Robust financial planning can be achieved through a credible budget. A city budget outlines expected revenues—through inter-governmental transfers, taxes, and user charges—and planned expenditures on salaries, operations, maintenance, and infrastructure. When prepared diligently, it serves as a powerful tool to translate a city’s vision into actionable priorities backed by resources for the upcoming financial year.
However, budget preparation in many ULBs is often treated as a statutory formality rather than a strategic tool for financial planning. Incremental budgeting—repeating past allocations with minor adjustments—remains the norm, especially in smaller cities and towns. This approach contributes to unrealistic budgeting, as highlighted in the CAG Compendium of Performance Audits, which reported differences in the budgeted figures and the actual expenditure figures (budget variances) of up to 403% in receipts and 274% in expenditures across Urban Local Self Governments (ULSGs) in 13 states.
So, what drives such dysfunctional budgeting practices? A mix of political, regulatory, and capacity-related factors lies at the core. Politically, the absence of elected municipal councils in many cities weakens the participation of representatives elected by citizens and thus reduces accountability and strategic oversight. On the regulatory front, municipal Acts do not prevent ULSGs from preparing budgets by simply inflating the previous year’s receipts and expenditures, leading to unrealistic and ineffective financial planning.
Finally, capacity constraints are a major challenge—most ULSGs, particularly in small and medium towns, lack adequate staff. With limited personnel already stretched thin managing routine functions, meaningful budget preparation is often sidelined.

Read more: How citizens can use audit reports to be effective watchdogs
What should effective budgeting look like for a ULSG?
Identifying service and infrastructure gaps is the first step in budgeting. Active citizen participation ensures these gaps are accurately captured. When their inputs are compiled, project feasibility assessed, budgets estimated and funding approved by the Municipal Council, the outcome is a realistic, inclusive and effective urban budget.
We make five recommendations that will certainly ensure ULBs are able to budget realistically and democratically.

Define clear roles and responsibilities of all stakeholders: Effective budget preparation requires a mix of bottom-up and top-down approach, with both executive and legislative leadership taking ownership of the process. It is a comprehensive exercise that demands the active participation of elected representatives, the executive head, and all functional departments—be it works, non-works, or revenue.

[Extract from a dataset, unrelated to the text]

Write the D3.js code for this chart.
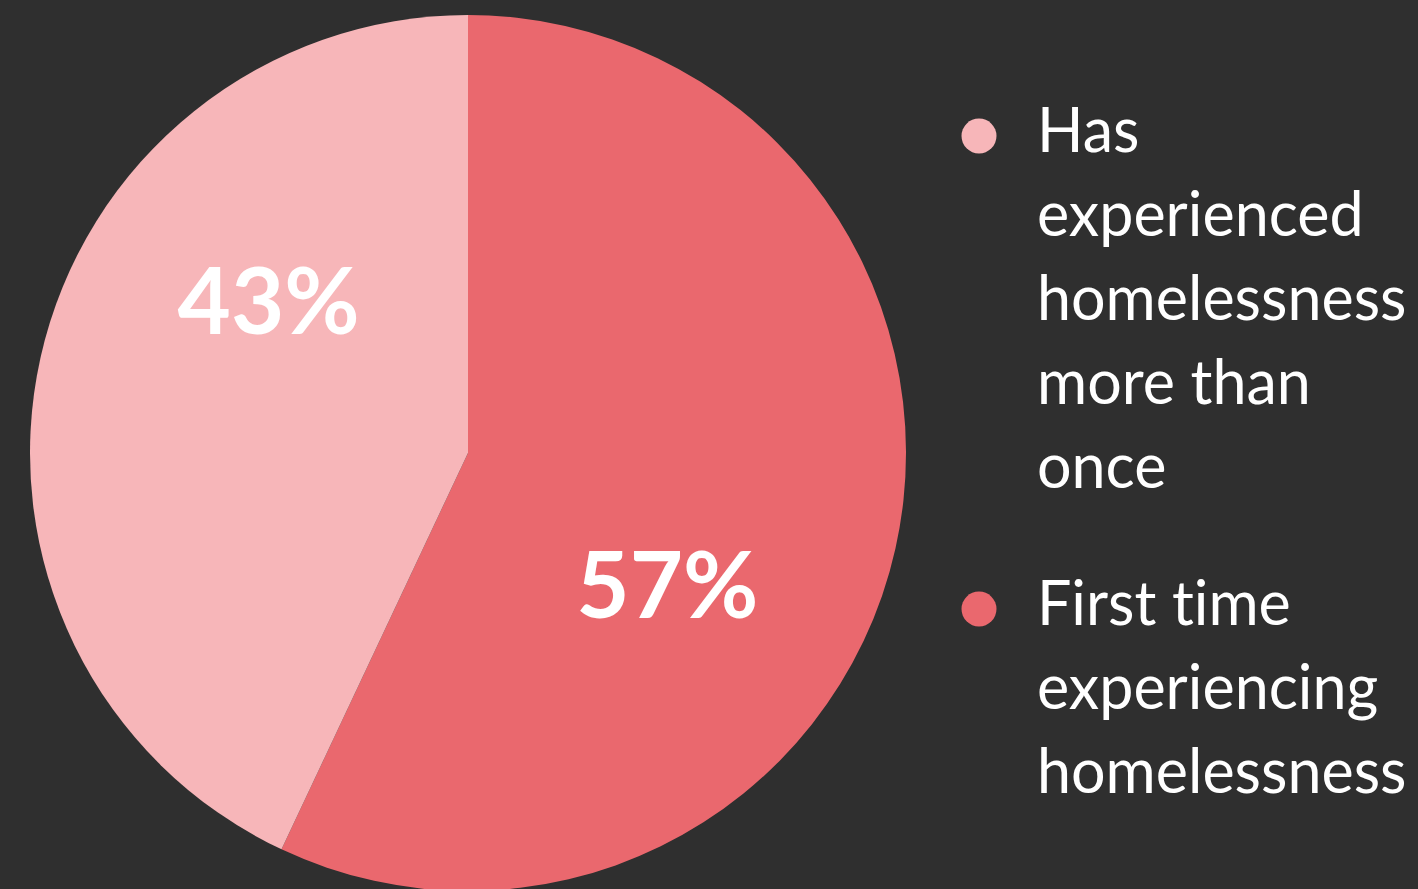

Budgeting should not be seen as the sole responsibility of the accounts department. Their role is to facilitate and compile the budget document, but only after each department has completed its respective estimations and input.
Sensitise ward councillors: As part of the bottom-up process, budgeting process should have provisions for collecting inputs from ward councillors. States should invest in educating councillors about their critical role in the planning and budgeting process. As elected representatives of their wards, councillors must engage meaningfully with residents to understand neighbourhood-level needs and priorities and convey them to the budgeting team during the process.
Ensure citizen participation: ULSGs should systematically collect ward-wise citizen inputs through online platforms, organising community consultation and awareness campaigns. An active citizen grievance redressal at the ULSG level can also prove to be an effective avenue for citizen participation.
Develop user-friendly digital tools: Digital tools can streamline the entire process of budgeting from gathering of data to collation to communication between different wings of ULSG and finalisation of budget.
Read more: Civic participation essential for effective BMC budget, say experts
States should collaborate with internal experts or external knowledge partners with a proven track record in municipal finance and reforms to design easy-to-use templates for data collection, estimation, and projections. Involving officials from ULSGs in the design process can ensure that the tools are practical, grounded in on-the-ground realities, and tailored to the specific needs of each state.
Build capacity on expenditure planning and management: States should conduct targeted workshops across departments in ULSGs—including revenue, works, sanitation and establishment—to train officials to use these templates and scientific methods of budget estimation and projection. These trainings will lay the foundation for more accurate, transparent and realistic budgeting practices at the ULSG level.
Reforms aren’t achieved overnight—persistence is key. ULSGs require consistent nurturing by the state, supported by a strong, dedicated team at the state level and sustained capacity-building efforts. Embedding incentives into the system—via Central and State Finance Commissions (CFC and SFC) and Centrally Sponsored Schemes (CSS)—can further drive performance and accountability.